Actually, it was first proposed so thatEuropean nobility couldn’t be asked to come over and run for president.

Well, first, you didn’t say certain conditions had to be met. You said “Being born to a US citizen confers citizenship at birth”. And it doesn’t. Not even being born to two US citizen parents necessarily confers US citizenship at birth.

What are the chances that with two US citizen parents, neither would have had residency in the US sometime before the child’s birth? Likely enough that the US State Department included it in the regulations. My sons are both US citizens who have never lived in the US (remember, vacations don’t count). They both know other kids their age in the same situation. If one of these friendships should in time turn into love and babies, well, there’s two US citizens unable to confer citizenship on their child.

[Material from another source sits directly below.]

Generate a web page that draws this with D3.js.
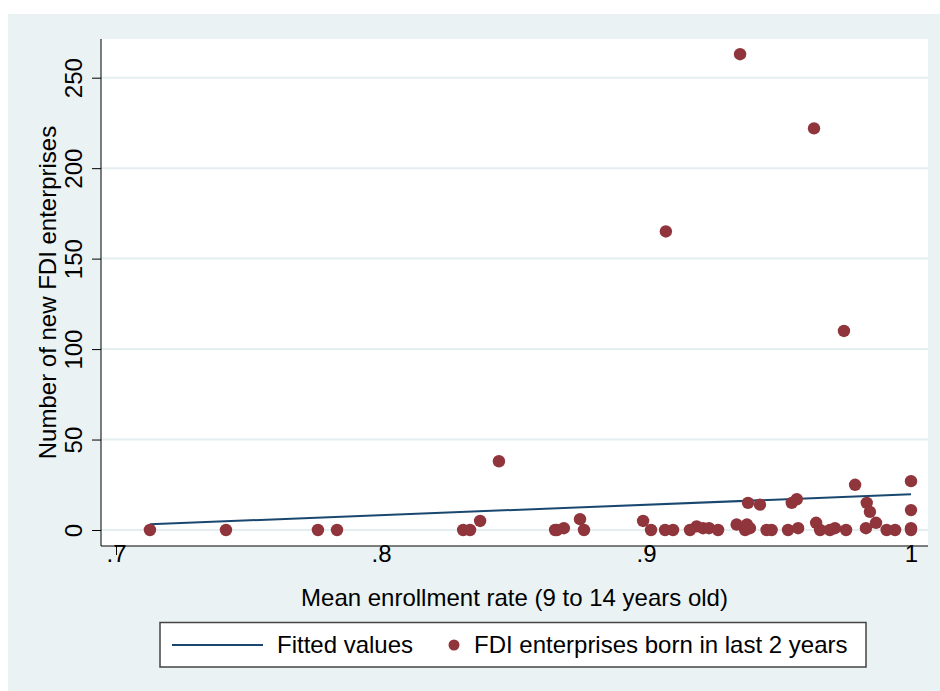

Not even a Birther could prove his or her birth given the usual Birther tactics.

I suppose it depends on your state and age, but usually you get a new birth certificate after an adoption.

If you are in the military you are never considered a resident of whatever country you happen to be stationed in. Your home of record is still in the US. I had to pay NJ state taxes for two years while I was in Germany even though I never set foot in the state during that time. Citizenship for the family of soldiers stationed overseas is routine unless the parents aren’t married and both are not US citizens.
Imagine if my brother and sisters had to answer birthed questions. All birth certificates issued in Jersey City up to a certain date are considered invalid. Can’t use them at DMV, to get a passport, totally worthless even if you have the original. All those affected have to go to Trenton to have the state issue a certificate. I guess none of them can be president.

I was born in Alaska when it was still a territory. It certainly makes me a suspicious sort to birther assholes, I’m sure. My response to a challenge would probably be to kick the guy in the nuts and get on with my day.

Well, duh. None of the evidence you produce will cause Barack Obama’s albedo to increase by so much as one part in a billion.

Thank you for the best chuckle of the day.:smiley:

This whole birther thing has cracked me up since inception. My brother was born in Hawaii, to a young girl who was only visiting there, not a resident, and then he was adopted by my parents. So, his birth certificate is a “certificate of live birth”, but the information on it reflects nothing of the circumstances of his real birth.

Why New Jersey, then? If you were gonna be out of the country like that, you should have declared residency in a state that doesn’t have an income tax.

I’m sure a birther would not accept a consular report of birth abroad, which is what you get if you apply for it these days when you are born outside the US. (Not sure what US military bases qualify as or if you need a consular report of birth abroad.)

To illustrate the relevance of the residency requirement, consider Liberia, which was settled by freed American slaves and their descendants. The first generation were mostly American citizens, and so if residency didn’t matter, so would their children, and grandchildren, and great-grandchildren, and so on, even without any of them ever setting foot on North America.

And these are probably the same folks that wanted a constitutional amendment to allow the President to be foreign-born, so Arnold Schwarzenegger could have the chance to run for the office.